I go to Beyoğlu and instead of the red light district of bygone days, I see a long stretch of newly-renovated charming old buildings, trendy restaurants, a bevy of just-open hip shops, and a sea of humanity walking up and down - no matter what time of the day or night. At the same time, though, nothing has really changed. The Malatya Pazarı where I can buy all types of dried nuts and fruits is still there, my favorite newspaper vendor is still doing brisk business at the exit of Tünel on Istiklal Street, and impeccably dressed waiters eagerly invite you to the delight of fresh fish at the Çiçek Pasajı, just as they have always done. As one of Turkey's leading international writers, Orhan Pamuk wrote in his autobiographical book entitled Memories of Istanbul, “not even in my dreams did I ever expect the streets of my childhood to be as crowded as they are today. But when you are as tied to a city as I am to Istanbul, you come to accept its fate as your own; you come to see it as an extension of your body, your very soul”.
It is this great divide between the old and the new, the East and the West, Europe and Asia which constantly reminds this unique city, and the over thirteen million people who live in it, of the need of constantly redefining its own powerful identity. A difficult task for a city where every stone, if only it could talk, would tell incredible stories of glorious empires and the splendor of the past - of dark days and of an indomitable spirit. And if for years being cool and innovative meant simply being western, today there is a cultural revival which is helping the city reclaim its own heritage. There is a novel energy and signs of renewed confidence are everywhere, artists are rediscovering their own voices and superb musicians mix the haunting melodies of Sufi rituals with computer beats. In many ways, this incessant quest is what makes Istanbul so fascinating, a feeling that in my many years of traveling I perhaps found only in the crowded and noisy alleys of Hong Kong.
Often, from a ferry slowly crossing the Bosphorus I look at this immense city glowing in a soft shade of blue and I feel blessed, no matter how many millions of people are there at the same time, or how long it took to get there and how many other problems might be waiting when the ferry with a deep whooo sound signals that the trip is - unfortunately - over. And I feel equally blessed when in winter I sit by the Bosphorus at a table of my favorite coffee house in Çengelköy and see the dark shadow of a gigantic ship cutting through thick fog on its way to the Black Sea, while everything around me is still and the silence is broken only by the shrill cry of the seagulls. These are magic moments - difficult to share and even more difficult to forget. The thing is that whenever you want, whichever may be your way, whether you like the small streets of Eminönü or if your scene is the fashionable night clubs by the Bosphorus, in Istanbul you can always find a way to get in touch with yourself, a place where you feel that you can be forgiven for thinking that life is pretty good.

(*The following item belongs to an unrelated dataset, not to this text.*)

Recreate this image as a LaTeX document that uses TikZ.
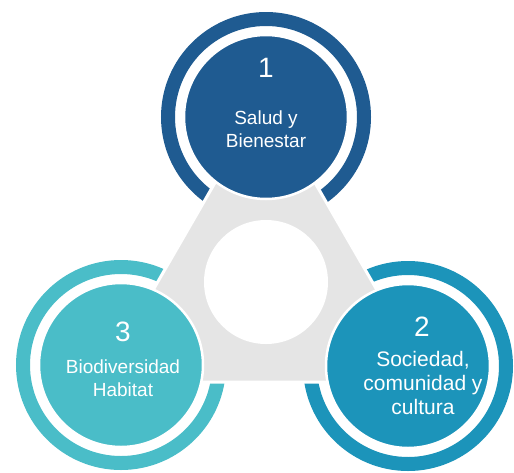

In so many ways, Istanbul reminds me of Rome, where I grew up and lived for many years. Both cities are extraordinarily beautiful, albeit in different ways and there, as in Istanbul, you can live and love the city only if you feel that its history is also yours, that its past belongs to you too. At the same time, however, Rome noisy and chaotic as it often feels, is a much smaller and subdued city. Nowhere in Rome will one see the incredible crowds that are constantly on the move in Istanbul. One of the things which never fails to amaze me is while waiting for a ferry in a huge hall full of impatient passengers to watch the astonishing amount of people who come out from the long white boats when they finally dock. They are coming precisely from where we are all going, and they never seem to finish.
Granted, Istanbul is not all beauty and bliss. Distances are enormous, traffic is impossible, and life is often more complicated than it needs to be. Everyone complains, but then nobody seems to really mind. No one will hesitate, for instance, to travel an hour on a Sunday to go for breakfast at their favorite cafe, which happens to be on the other side of town or in another continent. Every weekend, Bağdat Caddesi, the main artery of the Asian side is milling with people, cafes are overflowing with customers waiting for a table, and an incessant flow of bumper to bumper cars, blasting the latest hits out of open windows, packs the four-lane avenue. Recently, on a Saturday night, I was going with some friends to have dinner at a fish restaurant by the Bosphorus in Beylerbeyi. It took us well over an hour to get there, traffic was terrible, but then, as we sat down at a table by the water, it took less than an instant to feel that it was all worth the trouble and the hassle. As we were coming out it was past midnight and somebody was buying fresh vegetables out of a stall as vibrant with colors as this city is. And so as Istanbul goes - life can be difficult, but a prize seems to be always waiting for you someplace. You just have to get there.